拝啓、親愛なるウラディーミル・プーチン大統領閣下
大統領選での5選、誠におめでとうございます。得票率も予定の8割を遥(はる)かに超え、計画通りの圧勝でしたね。ロシア専門家でもない私はこれまで貴閣下にお手紙を書くことを差し控えておりました。でも、今回ばかりは思うところあり、こうして書を認(したた)める非礼をご容赦ください。
過去4半世紀の間、私は貴閣下の治世に注目して参りました。ソ連崩壊という屈辱を乗り越え、金銭欲にまみれ文化的にも弱体化したロシアを見事に再生させた手腕は大したものです。18世紀にロシアの近代化・大国化と領土拡大を進めたピョートル大帝以来の快挙ですね。貴閣下もそう自負されていることでしょう。
それでも貴閣下の5期目の治世は従来ほど順風満帆ではありません。国内反対派の粛清は比較的容易でしたが、3年目に入ったウクライナ侵略(失礼、反・新植民地主義闘争でしたね)の終わりは見えず、ついにロシアは戦時経済に移行しました。ロシア軍が攻勢を強めれば北大西洋条約機構(NATO)側も最新兵器を投入しますから、不毛な消耗戦は続くでしょう。
貴閣下は米国のバイデン大統領を「経験豊富で予測可能」と評価しましたが、あれは本音ですか。本当は貴閣下が弱みを握っているとも噂されるトランプ氏の再選を望んでいるのではありませんか。
それはさておき、私が心配しているのはロシアの将来です。確かにロシアには豊富な天然資源と搾取可能な忍耐強い人的資源がありますから、戦争継続は可能でしょう。しかし、こんな戦争を続けても苦しむのはロシア国民ではないのですか。ウクライナを屈服させても、北欧・東欧のNATO加盟国は警戒感を高めるだけで、ロシアにとって逆効果ではありませんか。

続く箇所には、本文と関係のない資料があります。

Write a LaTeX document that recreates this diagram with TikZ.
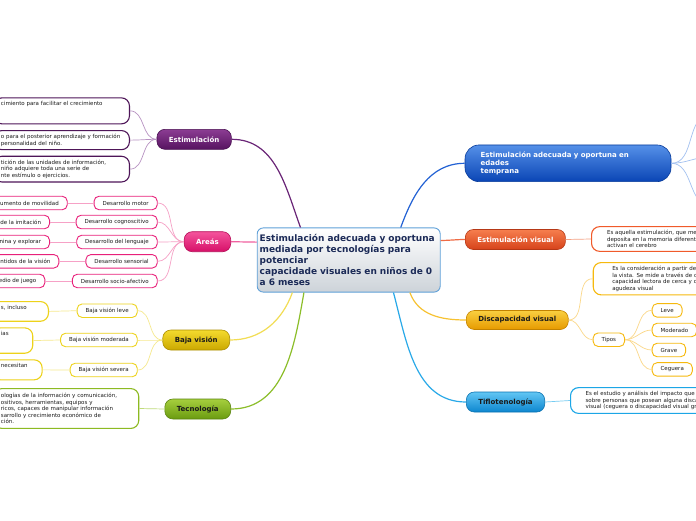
\documentclass[tikz,border=0pt]{standalone}
\usepackage{fontspec}
\setmainfont{DejaVu Sans}
\def\hoja{\fontsize{5.5}{6.6}\selectfont}
\definecolor{cenline}{HTML}{5FA0D8}
\definecolor{cenbot}{HTML}{CDD3D9}
\definecolor{centext}{HTML}{1B2A57}
\definecolor{negro}{HTML}{1A1A1A}
\definecolor{moradoA}{HTML}{8C3D93}
\definecolor{moradoB}{HTML}{561360}
\definecolor{morado}{HTML}{4E1558}
\definecolor{moradolinea}{HTML}{6A2577}
\definecolor{moradoclaro}{HTML}{B892C2}
\definecolor{rosaA}{HTML}{F4549C}
\definecolor{rosaB}{HTML}{D60F68}
\definecolor{rosa}{HTML}{E8207A}
\definecolor{rosalinea}{HTML}{F0609F}
\definecolor{rosaclaro}{HTML}{F6A1C6}
\definecolor{amarilloA}{HTML}{F4DA2E}
\definecolor{amarilloB}{HTML}{CBA800}
\definecolor{amarillo}{HTML}{EDD21A}
\definecolor{amarillolinea}{HTML}{F2DD55}
\definecolor{amarilloclaro}{HTML}{F6E98E}
\definecolor{verdeA}{HTML}{A6CF3E}
\definecolor{verdeB}{HTML}{6A9B10}
\definecolor{verde}{HTML}{8DBA22}
\definecolor{verdelinea}{HTML}{8CBE2A}
\definecolor{verdeclaro}{HTML}{BFDB7A}
\definecolor{azulA}{HTML}{5590E8}
\definecolor{azulB}{HTML}{0A45B5}
\definecolor{azullinea}{HTML}{2362D4}
\definecolor{azulclaro}{HTML}{A3C1F0}
\definecolor{naranjaA}{HTML}{F67E4E}
\definecolor{naranjaB}{HTML}{D6421A}
\definecolor{naranja}{HTML}{F05A2A}
\definecolor{naranjalinea}{HTML}{EF6B45}
\definecolor{naranjaclaro}{HTML}{F5A285}
\definecolor{oroA}{HTML}{F9CF40}
\definecolor{oroB}{HTML}{E69A00}
\definecolor{oro}{HTML}{F6B90E}
\definecolor{orolinea}{HTML}{F7C232}
\definecolor{oroclaro}{HTML}{FBD889}
\definecolor{celesteA}{HTML}{62C6F4}
\definecolor{celesteB}{HTML}{0C86CF}
\definecolor{celeste}{HTML}{1CA6E6}
\definecolor{celestelinea}{HTML}{29A9E8}
\definecolor{celesteclaro}{HTML}{76CCF2}

\begin{document}
\begin{tikzpicture}[x=1pt,y=1pt,
	main/.style 2 args={draw=#2!85!black,top color=#1,bottom color=#2,line width=0.6pt,
		rounded corners=8pt,minimum height=20pt,inner xsep=12pt,inner ysep=0pt,
		font=\fontsize{7}{8.4}\selectfont\bfseries},
	sub/.style={draw=#1,fill=white,line width=0.9pt,rounded corners=5pt,
		minimum height=13.5pt,inner xsep=8.5pt,inner ysep=0pt,font=\hoja,text=negro},
	leaf/.style={draw=#1,fill=white,line width=1.1pt,rounded corners=8pt,
		inner xsep=8.5pt,inner ysep=3.5pt,align=left,font=\hoja,text=negro},
	tall/.style={text height=4.2pt,text depth=#1},
	link/.style={draw=#1,line width=1.2pt},
	twig/.style={draw=#1,line width=0.7pt}]
\useasboundingbox (0,0) rectangle (696,-520);
\clip (0,0) rectangle (696,-520);
\fill[white] (0,0) rectangle (696,-520);

% centro
\node[draw=cenline,line width=0.9pt,rounded corners=6pt,top color=white,bottom color=cenbot,
	text=centext,font=\fontsize{9}{11.2}\selectfont\bfseries,align=left,text width=178pt,
	inner xsep=2.5pt,inner ysep=6pt] (cen) at (348.7,-260)
	{Estimulación adecuada y oportuna\\mediada por tecnologías para\\potenciar\\capacidade visuales en niños de 0\\a 6 meses};

% Estimulacion
\node[main={moradoA}{moradoB},text=white,anchor=east] (est) at (231.7,-139.3) {Estimulación};
\node[leaf=morado,tall=14.8pt,text width=121.5pt,inner xsep=7pt,anchor=north east] (est1) at (130,-97.3)
	{cimiento para facilitar el crecimiento};
\node[leaf=morado,text width=121.5pt,inner xsep=7pt,anchor=north east] (est2) at (130,-130)
	{o para el posterior aprendizaje y formación\\personalidad del niño.};
\node[leaf=morado,text width=121.5pt,inner xsep=7pt,anchor=north east] (est3) at (130,-155.7)
	{tición de las unidades de información,\\niño adquiere toda una serie de\\nte estímulo o ejercicios.};
\draw[link=moradolinea] (cen.146) to[out=110,in=0] (est.east);
\foreach \n in {1,2,3}
	\draw[twig=moradoclaro] (est.west) to[out=180,in=0] (est\n.east);

% Areas
\node[main={rosaA}{rosaB},text=white,anchor=east] (ar) at (231,-241.7) {Areás};
\draw[link=rosalinea] (cen.169) -- (ar.east);
\foreach \n/\y/\sub/\rx/\leaf in {1/203/Desarrollo motor/67.7/umento de movilidad,
	2/222/Desarrollo cognoscitivo/50/de la imitación,
	3/242/Desarrollo del lenguaje/50/nina y explorar,
	4/261.3/Desarrollo sensorial/59.3/ntidos de la visión,
	5/281/Desarrollo socio-afectivo/45.3/edio de juego}{
	\node[sub=rosa,anchor=east] (ar\n) at (157.7,-\y) {\sub};
	\node[sub=rosa,anchor=east] (arh\n) at (\rx,-\y) {\leaf};
	\draw[twig=rosaclaro] (ar.west) to[out=180,in=0] (ar\n.east);
	\draw[twig=rosaclaro] (ar\n.west) -- (arh\n.east);
}

% Baja vision
\node[main={amarilloA}{amarilloB},text=negro,anchor=east] (bv) at (230,-340) {Baja visión};
\draw[link=amarillolinea] (cen.210) to[out=-110,in=0] (bv.east);
\foreach \n/\y/\sub/\rx/\tp/\w/\d/\leaf in {1/310.7/Baja visión leve/49/301/39pt/8.5pt/{s, incluso},
	2/340/Baja visión moderada/33.3/327.3/23.3pt/14.2pt/ias,
	3/370/Baja visión severa/42.7/359.3/32.7pt/8.8pt/necesitan}{
	\node[sub=amarillo,anchor=east] (bv\n) at (137.7,-\y) {\sub};
	\node[leaf=amarillo,tall=\d,text width=\w,anchor=north east] (bvh\n) at (\rx,-\tp) {\leaf};
	\draw[twig=amarilloclaro] (bv.west) to[out=180,in=0] (bv\n.east);
	\draw[twig=amarilloclaro] (bv\n.west) -- (bvh\n.east);
}

% Tecnologia
\node[main={verdeA}{verdeB},text=negro,anchor=east] (tec) at (231,-409) {Tecnología};
\node[leaf=verde,text width=130.8pt,inner xsep=7pt,inner ysep=4.5pt,anchor=east] (tec1) at (139.3,-408.5)
	{ologías de la información y comunicación,\\ositivos, herramientas, equipos y\\ricos, capaces de manipular información\\sarrollo y crecimiento económico de\\ción.};
\draw[link=verdelinea] (cen.216) to[out=-100,in=0] (tec.east);
\draw[twig=verdeclaro] (tec.west) -- (tec1.east);

% Estimulacion temprana
\node[main={azulA}{azulB},text=white,align=left,text width=174.6pt,inner xsep=15.7pt,
	minimum height=36.7pt,rounded corners=14pt,font=\fontsize{7}{8.3}\selectfont\bfseries] (az) at (568,-163.3)
	{Estimulación adecuada y oportuna en\\edades\\temprana};
\draw[link=azullinea] (cen.32) to[out=70,in=180] (az.west);
\coordinate (az1) at (710,-115);
\coordinate (az2) at (710,-157);
\coordinate (az3) at (710,-205);
\foreach \n in {1,2,3}
	\draw[twig=azulclaro] (az.east) to[out=0,in=180] (az\n);

% Estimulacion visual
\node[main={naranjaA}{naranjaB},text=white,anchor=west] (ev) at (465,-239.5) {Estimulación visual};
\node[leaf=naranja,text width=150pt,inner xsep=15.5pt,anchor=west] (ev1) at (591,-239)
	{Es aquella estimulación, que me\\deposita en la memoria diferent\\activan el cerebro};
\draw[link=naranjalinea] (cen.12) to[out=0,in=180] (ev.west);
\draw[twig=naranjaclaro] (ev.east) -- (ev1.west);

% Discapacidad visual
\node[main={oroA}{oroB},text=negro,anchor=west,minimum height=19pt] (dv) at (466,-320) {Discapacidad visual};
\node[leaf=oro,text width=150pt,inner xsep=19pt,anchor=north west] (dv1) at (592.7,-262)
	{Es la consideración a partir de\\la vista. Se mide a través de d\\capacidad lectora de cerca y d\\agudeza visual};
\node[sub=oro,anchor=west] (tp) at (592.7,-339.7) {Tipos};
\draw[link=orolinea] (cen.332) to[out=-70,in=180] (dv.west);
\draw[twig=oroclaro] (dv.east) to[out=0,in=180] (dv1.west);
\draw[twig=oroclaro] (dv.east) to[out=0,in=180] (tp.west);
\foreach \n/\y/\t in {1/310.4/Leve,2/330/Moderado,3/350/Grave,4/369.4/Ceguera}{
	\node[sub=oro,anchor=west] (tp\n) at (651.7,-\y) {\t};
	\draw[twig=oroclaro] (tp.east) to[out=0,in=180] (tp\n.west);
}

% Tiflotecnologia
\node[main={celesteA}{celesteB},text=negro,anchor=west] (tf) at (466,-402) {Tiflotenología};
\node[leaf=celeste,text width=150pt,inner xsep=15pt,anchor=west] (tf1) at (570,-400.5)
	{Es el estudio y análisis del impacto que\\sobre personas que posean alguna disca\\visual (ceguera o discapacidad visual gr};
\draw[link=celestelinea] (cen.324) to[out=-75,in=180] (tf.west);
\draw[twig=celesteclaro] (tf.east) -- (tf1.west);
\end{tikzpicture}
\end{document}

そんな中で私が注目するのは、昨年10月、ソチで開かれた国際会議「バルダイ会議」で貴閣下が言及した「新しい国際秩序」の具体的内容です。貴閣下は「米国とその衛星国は軍事、政治、経済、文化、さらにはモラルや価値においてもヘゲモニーを獲得すべく」努力している、と述べたそうですね。会議に出席し貴閣下に質問する栄誉を得た日本のロシア専門家・畔蒜(あびる)泰助氏が書いています。これは一体どういう意味でしょうか。
開戦当初、貴閣下はウクライナ危機を「ロシア系住民を救済する特別軍事作戦」と呼んでいた記憶があります。それがなぜ急に「数世紀にわたる」西側による「地球規模」の「植民地からの略奪」に反対する「よりファンダメンタルな問題」に変わったのでしょうか。旧植民地が多い所謂(いわゆる)「グローバルサウス」の国々が対露経済制裁に参加していないからですか。それとも、中国から有形無形の支援を得るために従来の説明を変えたのでしょうか。そうだとすれば、貴閣下らしくありませんね。中国の国家主席と合意することがそれほど大事なのですか。ロシアの誇りと尊厳は何処に行ったのでしょうか。
大統領閣下、冒頭述べた通り、私が最も心配するのはロシアの将来です。あの文化豊かな誇り高きロシアが中国に屈するのですか。中国はロシアの歴史・文化を尊敬などしていません。その中国のジュニアパートナーになるということは、ロシアが二流国に成り下がるということ。貴閣下はそれでも米国やNATO諸国と対峙(たいじ)したいのですか。失礼ながら、私には貴閣下の「欧米に対する劣等感の裏返し」としか思えないのですが。
永遠に閣下がロシア国民のためご尽力されますよう。